Serunya berhadapan dengan mahasiswa adalah sekali waktu berhadapan dengan mahasiswa yang masih kurang introspeksi diri, di waktu yang lain berhadapan dengan mahasiswa yang (menurut saya) tetap berusaha menanggapi dengan baik bahkan jika yang bersangkutan dapat E. Selain merasa bersalah, si mahasiswa juga sempat-sempatnya berdoa untuk kebaikan saya. Dengan demikian, saya dengan senang hati membalas surelnya, dan menyampaikan kekurangannya agar tidak terulang kembali di semester berikutnya.
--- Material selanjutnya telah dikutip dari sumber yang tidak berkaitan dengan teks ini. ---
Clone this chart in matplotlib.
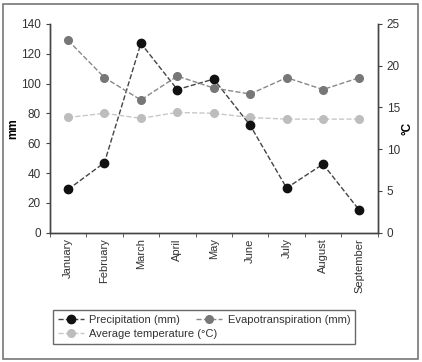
import numpy as np
import matplotlib
matplotlib.use('Agg')
import matplotlib.pyplot as plt
from matplotlib.patches import Rectangle

plt.rcParams['font.family'] = ['Liberation Sans', 'DejaVu Sans']

months = ['January', 'February', 'March', 'April', 'May', 'June', 'July', 'August', 'September']
precip = [29, 47, 127, 96, 103, 72, 30, 46, 15]
evapo = [129, 104, 89, 105, 97, 93, 104, 96, 104]
temp = [13.8, 14.3, 13.7, 14.4, 14.3, 13.8, 13.6, 13.6, 13.6]

fig = plt.figure(figsize=(4.22, 3.62), dpi=100)
fig.patches.append(Rectangle((0.006, 0.008), 0.985, 0.98, transform=fig.transFigure,
                             fill=False, edgecolor='#777777', lw=1.2))

ax = fig.add_axes([0.118, 0.357, 0.777, 0.577])
ax2 = ax.twinx()

x = np.arange(len(months))
l1, = ax.plot(x, precip, ls='--', color='#444444', lw=1, marker='o', ms=6,
              mfc='#111111', mec='#111111', label='Precipitation (mm)')
l2, = ax.plot(x, evapo, ls='--', color='#888888', lw=1, marker='o', ms=5.5,
              mfc='#777777', mec='#777777', label='Evapotranspiration (mm)')
l3, = ax2.plot(x, temp, ls='--', color='#c8c8c8', lw=1, marker='o', ms=5.5,
               mfc='#bdbdbd', mec='#bdbdbd', label='Average temperature (°C)')
ax.set_zorder(ax2.get_zorder() + 1)
ax.patch.set_visible(False)

ax.set_xlim(-0.5, len(months) - 0.5)
ax.set_ylim(0, 140)
ax.set_yticks(range(0, 141, 20))
ax2.set_ylim(0, 25)
ax2.set_yticks(range(0, 26, 5))

ax.set_xticks(x)
ax.set_xticklabels(months, rotation=90, fontsize=8, color='#333333')
ax.set_xticks(np.arange(-0.5, len(months)), minor=True)
ax.tick_params(axis='x', which='major', length=0, pad=4)
ax.tick_params(axis='x', which='minor', length=3, color='#444444')
ax.tick_params(axis='y', labelsize=8.5, labelcolor='#333333', length=3, color='#444444')
ax2.tick_params(axis='y', labelsize=8.5, labelcolor='#333333', length=3, color='#444444')

for a in (ax, ax2):
    a.spines['top'].set_visible(False)
    for s in ('left', 'right', 'bottom'):
        a.spines[s].set_color('#444444')
        a.spines[s].set_linewidth(1)

ax.set_ylabel('mm', fontsize=8.5, fontweight='bold', labelpad=1)
ax2.set_ylabel('°C', fontsize=8.5, fontweight='bold', labelpad=1)

# column-first fill: l1, l3 in column one, l2 in column two
# negative column spacing lets row 2 text run under column two, like the original
leg = fig.legend(handles=[l1, l3, l2], loc='lower left', bbox_to_anchor=(0.113, 0.035),
                 ncol=2, fontsize=8, frameon=True, fancybox=False, edgecolor='#444444',
                 handlelength=2.3, handletextpad=0.5, columnspacing=-1.9,
                 borderpad=0.45, labelspacing=0.35)
leg.get_frame().set_linewidth(1)
for t in leg.get_texts():
    t.set_color('#333333')

fig.savefig('out.png', dpi=100)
Rampung membalas surel-surel mahasiswa yang berhak menngkomplain (beberapa saya ubah nilainya karena kesalahan terjadi pada saya dan beberapa yang lain tidak), saya mengerjakan tahap terakhir. Memeriksa tugas-tugas kebaikan mereka. Lima kelas dengan mahasiswa berjumlah tiga puluh setiap kelas, saya harus membaca satu-satu kisah-kisah yang mereka tuturkan saat berbuat kebaikan setiap pekan selama satu semester berlangsung. Ada yang mengerjakan hanya satu tugas kebaikan dan ada juga yang semangat mengerjakan tugas kebaikan setiap pekan.
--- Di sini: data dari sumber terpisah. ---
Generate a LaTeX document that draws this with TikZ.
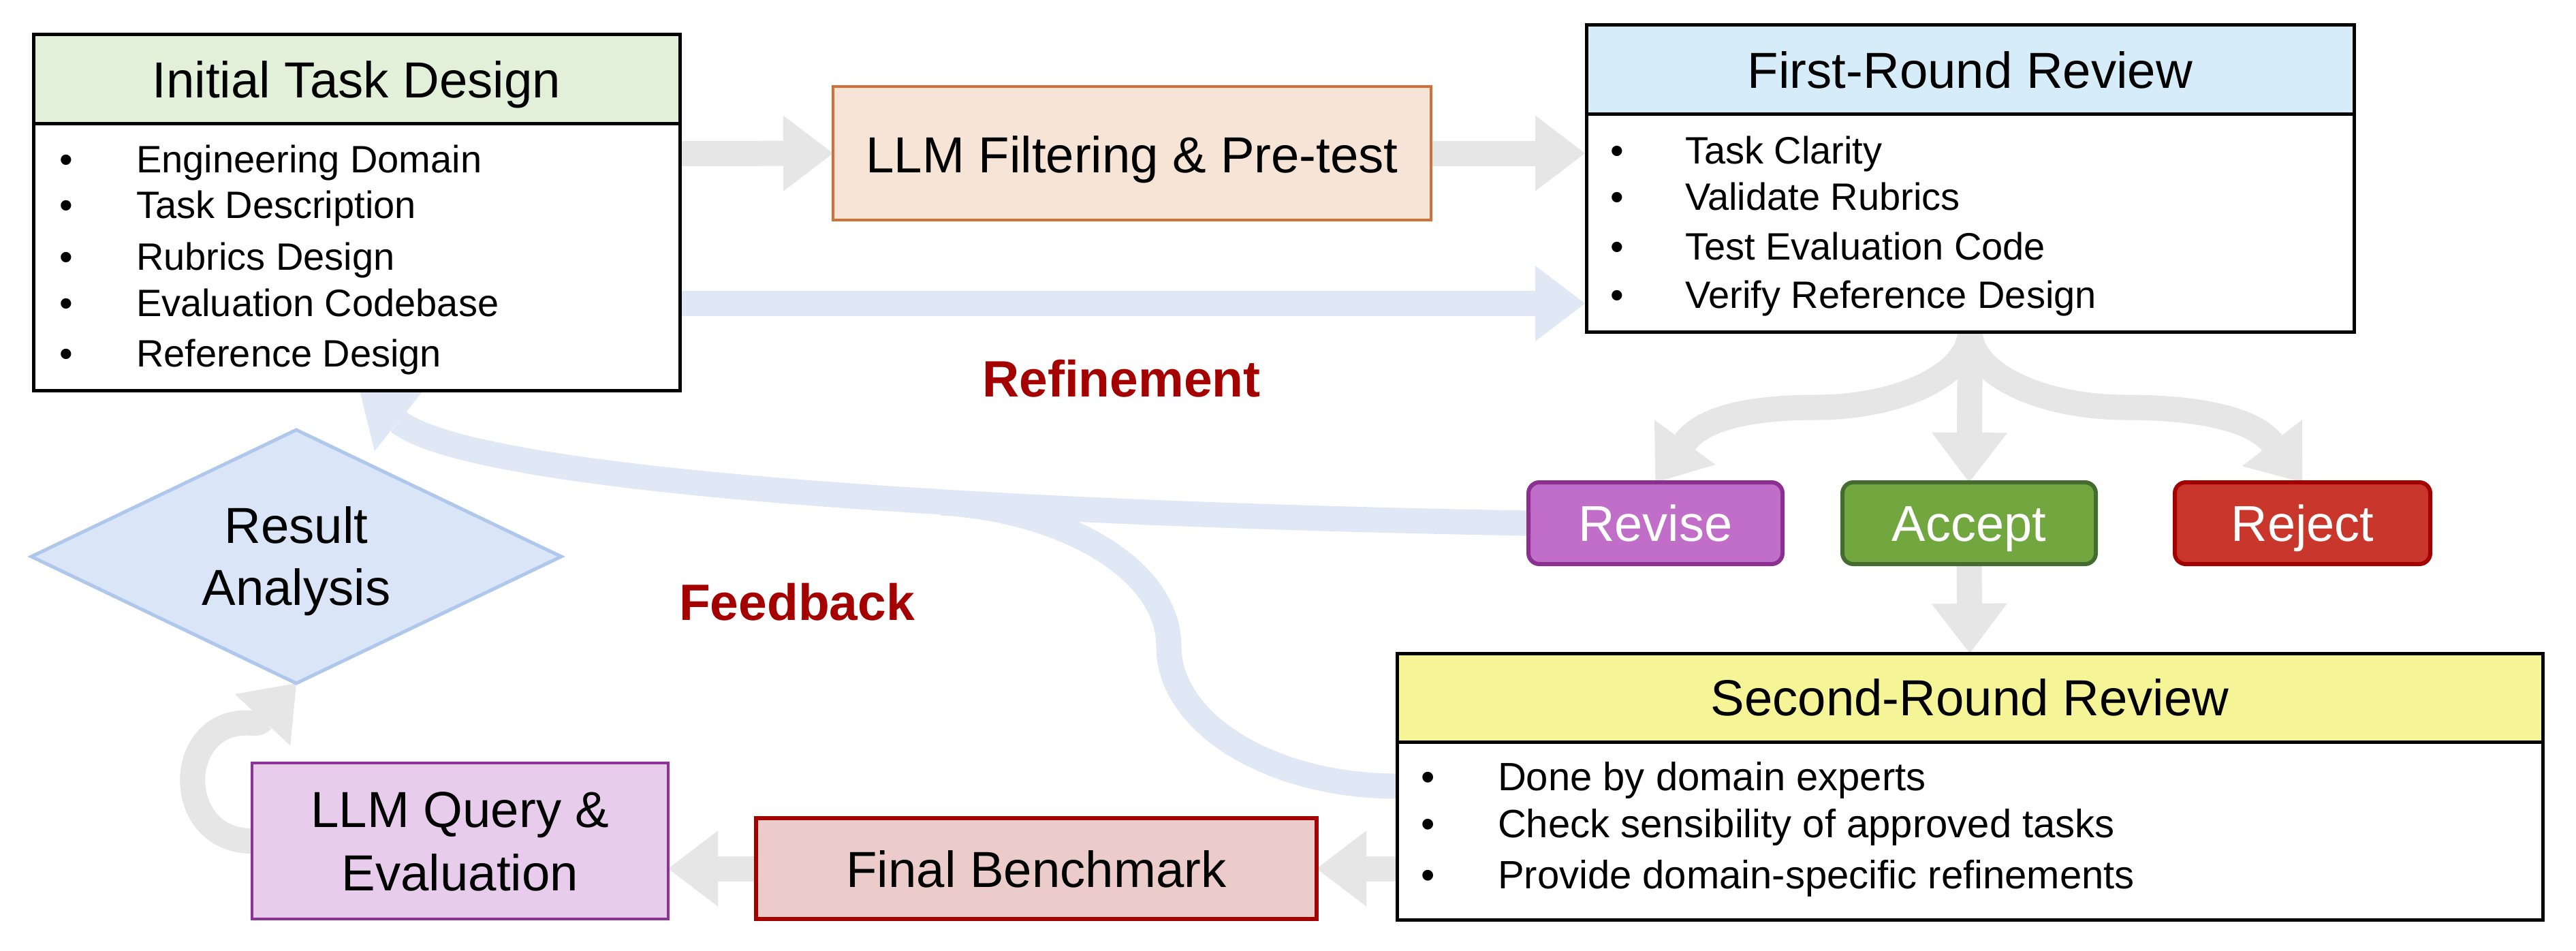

Omong-omong, apa sih itu tugas kebaikan? Jadi, saya menyebutnya semacam tugas sunnah. Jika dikerjakan mendapat poin tambahan, jika tidak ya tidak mengapa. Setiap pekan, para mahasiswa bertugas melakukan menimal satu tugas kebaikan. Kemudian tugas tersebut diketik dan dikirim ke alamat surel saya. Diketik bisa di aplikasi word, bisa juga langsung di badan surel kalau mahasiswa pakai HP pintar, misalnya. Saya membebaskan mereka menggunakan aplikasi apa saja, tidak ada aturan pengetikan atau aturan penulisan. Saya mempersilakan mereka menulis kejadian saat mereka melakukan kebaikan dan apa yang mereka rasakan setelah melakukannya dengan bahasa sederhana yang mereka mampu.
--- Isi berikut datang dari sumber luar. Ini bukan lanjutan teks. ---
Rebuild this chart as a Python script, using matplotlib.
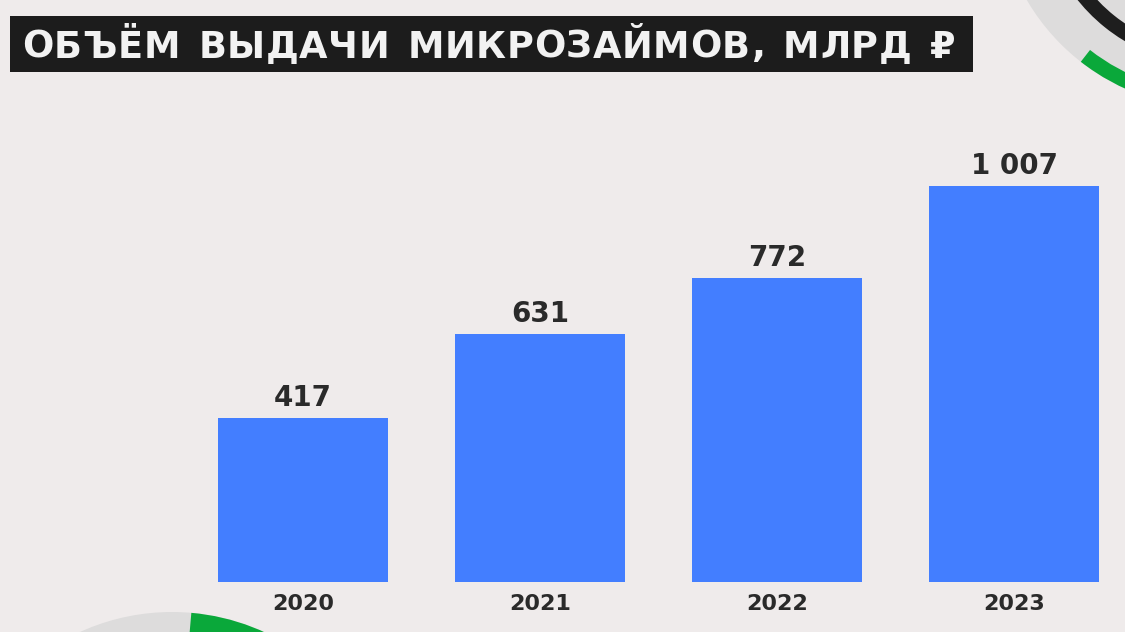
import numpy as np
import matplotlib
matplotlib.use('Agg')
from matplotlib import pyplot as plt
from matplotlib.patches import Circle, Wedge, Rectangle

years = ['2020', '2021', '2022', '2023']
volumes = [417, 631, 772, 1007]
value_labels = ['417', '631', '772', '1 007']
title = 'ОБЪЁМ ВЫДАЧИ МИКРОЗАЙМОВ, МЛРД ₽'

bg = '#efebeb'
bar_color = '#437eff'
text_color = '#2a2a2a'

plt.rcParams['font.family'] = ['DejaVu Sans']

fig = plt.figure(figsize=(11.25, 6.32), dpi=100)
fig.patch.set_facecolor(bg)

# decoration layer in pixel coordinates
deco = fig.add_axes([0, 0, 1, 1])
deco.set_xlim(0, 1125)
deco.set_ylim(632, 0)
deco.axis('off')
deco.set_facecolor(bg)

# top right donut
deco.add_patch(Circle((1215, -110), 218, color='#dddcdc', lw=0))
deco.add_patch(Wedge((1215, -110), 218, 90, 128, width=15, color='#0aa83a', lw=0))
deco.add_patch(Wedge((1215, -110), 176, 100, 215, width=15, color='#1e1e1e', lw=0))
# bottom left donut
deco.add_patch(Circle((172, 834), 222, color='#dddcdc', lw=0))
deco.add_patch(Wedge((172, 834), 222, -85, -20, color='#0aa83a', lw=0))

# title box
deco.add_patch(Rectangle((10, 16), 963, 56, color='#1c1c1c', lw=0))

# title with letter spacing, stretched to the box width
renderer = fig.canvas.get_renderer()
tsize = 26.5
widths = []
for ch in title:
    t = deco.text(0, 0, ch if ch != ' ' else 'n', fontsize=tsize, fontweight='bold')
    w = t.get_window_extent(renderer).width
    if ch == ' ':
        w *= 0.65
    widths.append(w)
    t.remove()
x0, x1 = 22, 955
gap = (x1 - x0 - sum(widths)) / (len(title) - 1)
cx = x0
for ch, w in zip(title, widths):
    if ch != ' ':
        deco.text(cx, 47, ch, color='#f2f2f2', fontsize=tsize, fontweight='bold',
                  ha='left', va='center')
    cx += w + gap

# bars
ax = fig.add_axes([0, 0, 1, 1])
ax.patch.set_alpha(0)
x = np.arange(len(years))
ax.bar(x, volumes, width=0.717, color=bar_color)
ax.set_xlim(-303 / 237, (1125 - 303) / 237)
scale = 396 / 1007
ax.set_ylim(-50 / scale, 582 / scale)
ax.axis('off')

for xi, v, lab, yr in zip(x, volumes, value_labels, years):
    ax.text(xi, v + 20 / scale, lab, ha='center', va='center',
            fontsize=20, fontweight='bold', color=text_color)
    ax.text(xi, -22 / scale, yr, ha='center', va='center',
            fontsize=16, fontweight='bold', color=text_color)

fig.savefig('out.png', dpi=100, facecolor=bg)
Awalnya, banyak yang protes. “Kok kebaikan ditulis sih Bu?” atau “kebaikan kan harusnya si pelakunya saja yang tahu Bu”. Tapi bukankah hal-hal baik harus selalu diusahakan dan dibiasakan? Kira-kira begitu ajaran seorang dosen yang pernah saya ikuti kelasnya waktu kuliah di Universitas Hasanuddin dan juga memberi tugas kebaikan seperti yang saya lakukan sekarang. Ini tidak dalam rangka riya’ atau ujub diri. Tugas kebaikan hanya sedikit upaya mengaktualisasikan tugas pendidik untuk menemani mahasiswa berproses menjadi manusia, menyebar kebaikan kepada semesta. Kalau kata Pram, “tugas mendidik adalah tugas kemanusiaan”.

Tentu pula, di antara tugas-tugas kebaikan yang saya baca, ada yang tampak hanya sekadar formalitas belaka. Namun yang begitu membahagiakan adalah ada yang konsisten menulis tugas kebaikannya panjang lebar. Ada yang melakukan kebaikan yang sepele tapi sangat berarti. Mengembalikan dompet seseorang yang ketinggalan di gereja saat si mahasiswa sedang ibadah, misalnya. Ada juga yang bahkan barangkali saya sendiri tidak bisa lakukan. Meminjamkan teman uang untuk pembayaran SPP semester berjalan yang merupakan tabungannya untuk pembayaran semester depan. Oh, they are the lovely student, aren’t they?

Kredit : Alya Natami

Kredit : Windi Islamaetia

Akhirnya, dengan kebaikan-kebaikan yang konsisten itu, ada yang bisa lebih baik nilainya. Dari yang tadinya E berubah jadi D. Atau dari yang tadinya C+ berubah jadi B-. Lumayan kan?